Introduction
Computer Aided Dispatch (CAD) and Automated Vehicle Location (AVL) systems are the operational nerve center of most transit agencies. CAD supports dispatchers with communication, incident management, and service adjustments. AVL tracks vehicle location, speed, and heading in near real time.
Together, CAD/AVL generates the operational data that powers control centers, passenger information, and performance analytics — often alongside or upstream of GTFS-Realtime feeds.
What CAD/AVL systems do
Dispatch and communication
CAD systems enable two-way radio or data communication between dispatchers and operators. They log incidents, support run cutting, manage detours, and provide operators with schedule and route information.

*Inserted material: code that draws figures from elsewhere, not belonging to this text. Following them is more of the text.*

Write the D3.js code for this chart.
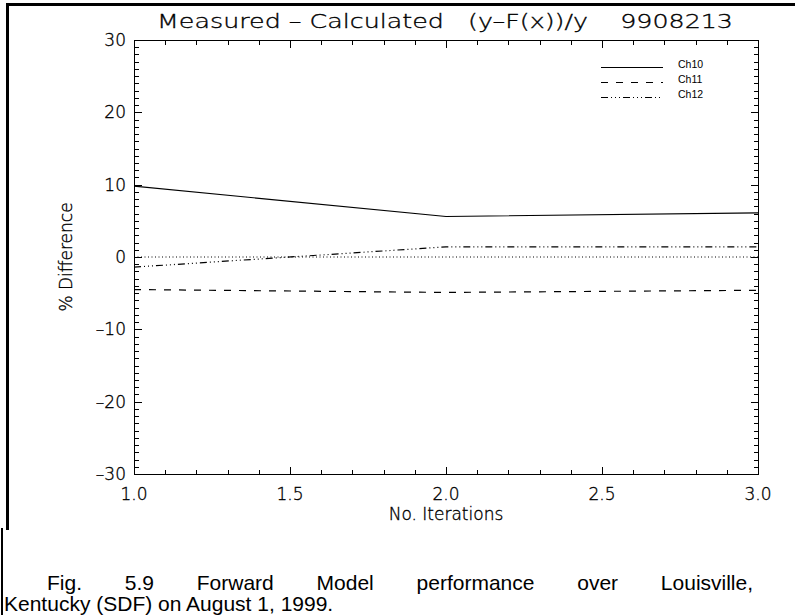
<!DOCTYPE html>
<html>
<head>
<meta charset="utf-8">
<script src="https://cdn.jsdelivr.net/npm/d3@7"></script>
<style>
  body { margin: 0; background: #fff; }
  svg { display: block; }
  .hershey { font-family: 'DejaVu Sans', sans-serif; font-weight: 200; fill: #000; stroke: #000; stroke-width: 0.35px; }
  .caption { font-family: 'Liberation Sans Narrow', 'Liberation Sans', Arial, sans-serif; fill: #000; }
</style>
</head>
<body>
<div id="chart"></div>
<script>
// values
const iterations = [1, 2, 3];
const ch10 = [9.8, 5.6, 6.1];
const ch11 = [-4.5, -4.9, -4.6];
const ch12 = [-1.4, 1.4, 1.4];
const seriesNames = ['Ch10', 'Ch11', 'Ch12'];
const xTicks = [1.0, 1.5, 2.0, 2.5, 3.0];
const yTicks = [-30, -20, -10, 0, 10, 20, 30];
const title = 'Measured \u2013 Calculated   (y\u2013F(x))/y    9908213';
const xTitle = 'No. Iterations';
const yTitle = '% Difference';
const caption1 = 'Fig. 5.9  Forward Model performance over Louisville,';
const caption2 = 'Kentucky (SDF) on August 1, 1999.';

const W = 795, H = 615;
const plot = { left: 134, right: 758, top: 40, bottom: 474 };
const dashes = ['none', '7,8', '7,3,1,3,1,3,1,3'];

const svg = d3.select('#chart').append('svg')
    .attr('width', W)
    .attr('height', H);

const x = d3.scaleLinear().domain([1, 3]).range([plot.left, plot.right]);
const y = d3.scaleLinear().domain([-30, 30]).range([plot.bottom, plot.top]);

const xMinor = d3.range(10, 31).map(d => d / 10);
const yMinor = d3.range(-30, 31);

// page frame
svg.append('rect').attr('x', 6).attr('y', 3).attr('width', W - 6).attr('height', 3).attr('fill', '#000');
svg.append('rect').attr('x', 6).attr('y', 3).attr('width', 3).attr('height', 527).attr('fill', '#000');
svg.append('rect').attr('x', 1).attr('y', 528).attr('width', 2).attr('height', H - 528).attr('fill', '#000');

// tick labels
svg.append('g').selectAll('text')
  .data(xTicks)
  .join('text')
    .attr('class', 'hershey')
    .attr('x', d => x(d)).attr('y', 500)
    .attr('text-anchor', 'middle')
    .style('font-size', '17px')
    .text(d3.format('.1f'));

svg.append('g').selectAll('text')
  .data(yTicks)
  .join('text')
    .attr('class', 'hershey')
    .attr('x', plot.left - 8).attr('y', d => y(d))
    .attr('dy', '0.36em')
    .attr('text-anchor', 'end')
    .style('font-size', '17px')
    .text(d => d < 0 ? '\u2013' + Math.abs(d) : d);

// box
svg.append('rect')
    .attr('x', plot.left + 0.5).attr('y', plot.top + 0.5)
    .attr('width', plot.right - plot.left).attr('height', plot.bottom - plot.top)
    .attr('fill', 'none').attr('stroke', '#000');

// zero reference
svg.append('line')
    .attr('x1', x(1)).attr('x2', x(3)).attr('y1', y(0)).attr('y2', y(0))
    .attr('stroke', '#000').attr('stroke-dasharray', '1,2.5');

// series
const line = d3.line()
    .x((d, i) => x(iterations[i]))
    .y(d => y(d));

[ch10, ch11, ch12].forEach((s, i) => {
  svg.append('path')
      .datum(s)
      .attr('d', line)
      .attr('fill', 'none')
      .attr('stroke', '#000')
      .attr('stroke-width', 1.2)
      .attr('stroke-dasharray', dashes[i]);
});

// legend
seriesNames.forEach((name, i) => {
  const ly = 67.5 + i * 15;
  svg.append('line')
      .attr('x1', 601).attr('x2', 663).attr('y1', ly).attr('y2', ly)
      .attr('stroke', '#000').attr('stroke-width', 1.2)
      .attr('stroke-dasharray', dashes[i]);
  svg.append('text')
      .attr('x', 678).attr('y', ly)
      .attr('font-family', 'Liberation Sans, Arial, sans-serif')
      .attr('font-size', 10.5)
      .text(name);
});

// titles
svg.append('text')
    .attr('class', 'hershey')
    .attr('x', 157).attr('y', 28)
    .attr('textLength', 576).attr('lengthAdjust', 'spacingAndGlyphs')
    .style('font-size', '20px')
    .style('white-space', 'pre')
    .text(title);

svg.append('text')
    .attr('class', 'hershey')
    .attr('x', (plot.left + plot.right) / 2).attr('y', 520)
    .attr('text-anchor', 'middle')
    .style('font-size', '17px')
    .text(xTitle);

svg.append('text')
    .attr('class', 'hershey')
    .attr('transform', `translate(66,${y(0)}) rotate(-90)`)
    .attr('dy', '0.36em')
    .attr('text-anchor', 'middle')
    .style('font-size', '17px')
    .text(yTitle);

// caption, first line justified by widening the word gaps
const cap1 = svg.append('text')
    .attr('class', 'caption')
    .attr('x', 47).attr('y', 590)
    .style('font-size', '21px')
    .text(caption1);
const natural = cap1.node().getComputedTextLength();
const gaps = caption1.split(' ').length - 1;
cap1.style('word-spacing', `${(743 - natural) / gaps}px`);

svg.append('text')
    .attr('class', 'caption')
    .attr('x', 4).attr('y', 611)
    .style('font-size', '21px')
    .text(caption2);

// tick marks as small filled bars, pointing inward on all four sides
const isMajorX = d => xTicks.some(t => Math.abs(t - d) < 1e-6);
const tickG = svg.append('g').attr('fill', '#000');

tickG.selectAll('rect.xb')
  .data(xMinor)
  .join('rect')
    .attr('class', 'xb')
    .attr('x', d => Math.round(x(d)))
    .attr('y', d => plot.bottom - (isMajorX(d) ? 7 : 4))
    .attr('width', 1)
    .attr('height', d => isMajorX(d) ? 7 : 4);

tickG.selectAll('rect.xt')
  .data(xMinor)
  .join('rect')
    .attr('class', 'xt')
    .attr('x', d => Math.round(x(d)))
    .attr('y', plot.top + 1)
    .attr('width', 1)
    .attr('height', d => isMajorX(d) ? 7 : 4);

tickG.selectAll('rect.yl')
  .data(yMinor)
  .join('rect')
    .attr('class', 'yl')
    .attr('x', plot.left + 1)
    .attr('y', d => Math.round(y(d)))
    .attr('width', d => yTicks.includes(d) ? 7 : 4)
    .attr('height', 1);

tickG.selectAll('rect.yr')
  .data(yMinor)
  .join('rect')
    .attr('class', 'yr')
    .attr('x', d => plot.right - (yTicks.includes(d) ? 7 : 4))
    .attr('y', d => Math.round(y(d)))
    .attr('width', d => yTicks.includes(d) ? 7 : 4)
    .attr('height', 1);
</script>
</body>
</html>
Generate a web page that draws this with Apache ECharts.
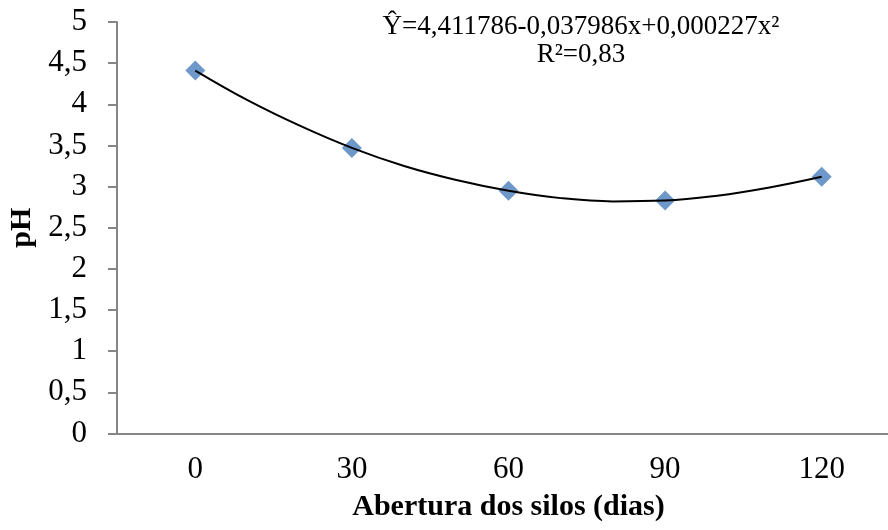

Vehicle location and tracking
AVL uses GPS (and sometimes other sensors) to report vehicle position at regular intervals — typically every 5 to 30 seconds. This data feeds live maps, arrival prediction systems, and historical operational archives.
Event logging
CAD/AVL records operational events that analytics depend on:
- Arrivals and departures at stops
- Route and block assignments
- Odometer and heading data
- Operator login and trip start/end times
- Incidents, delays, and service exceptions
CAD/AVL vs. GTFS-Realtime
These systems are related but not identical:
| CAD/AVL | GTFS-Realtime | |
|---|---|---|
| Primary users | Dispatch, operations | Passenger info, third-party apps |
| Data format | Vendor-specific, often proprietary | Standardized protobuf/JSON feeds |
| Granularity | Dispatch-grade events | Trip updates, vehicle positions, alerts |
| Typical role | Source system | Published consumer feed |
Many agencies publish GTFS-RT derived from CAD/AVL. Analytics platforms may ingest either or both, depending on data availability and quality.
How CAD/AVL supports analytics
Operational feeds from CAD/AVL enable:
- Live fleet monitoring — vehicle progression, off-route detection, gap identification
- On-time performance — actual vs. scheduled times at timepoints
- Running time analysis — segment travel times compared to schedule
- Service reliability — operated vs. scheduled trips, missed trip detection
- Historical trending — performance before and after schedule or network changes
When combined with GTFS (scheduled baseline) and APC (passenger counts), CAD/AVL completes the picture of what ran, when, and with how many passengers.
Integration challenges
CAD/AVL data is rich but not always analytics-ready:
- Stop and trip ID mapping must align with GTFS identifiers
- Vendor formats vary — integration often requires custom connectors or export pipelines
- Data latency differs from published GTFS-RT feeds
- Archive completeness — historical retention policies affect long-term trend analysis
Agencies should treat CAD/AVL integration as a data governance priority, with documented ID mappings and feed health monitoring.
Using existing on-board infrastructure
A key advantage for many agencies is that CAD/AVL already exists on every revenue vehicle. Bus RT Insights leverages this existing on-board infrastructure — no additional hardware installation — connecting operational feeds with GTFS, GTFS-RT, and ridership data in a unified analytics environment.
Conclusion
CAD/AVL is the primary source of truth for what vehicles actually did on the street. Understanding how it works — and how it connects to GTFS and analytics platforms — is essential for operational visibility and performance management.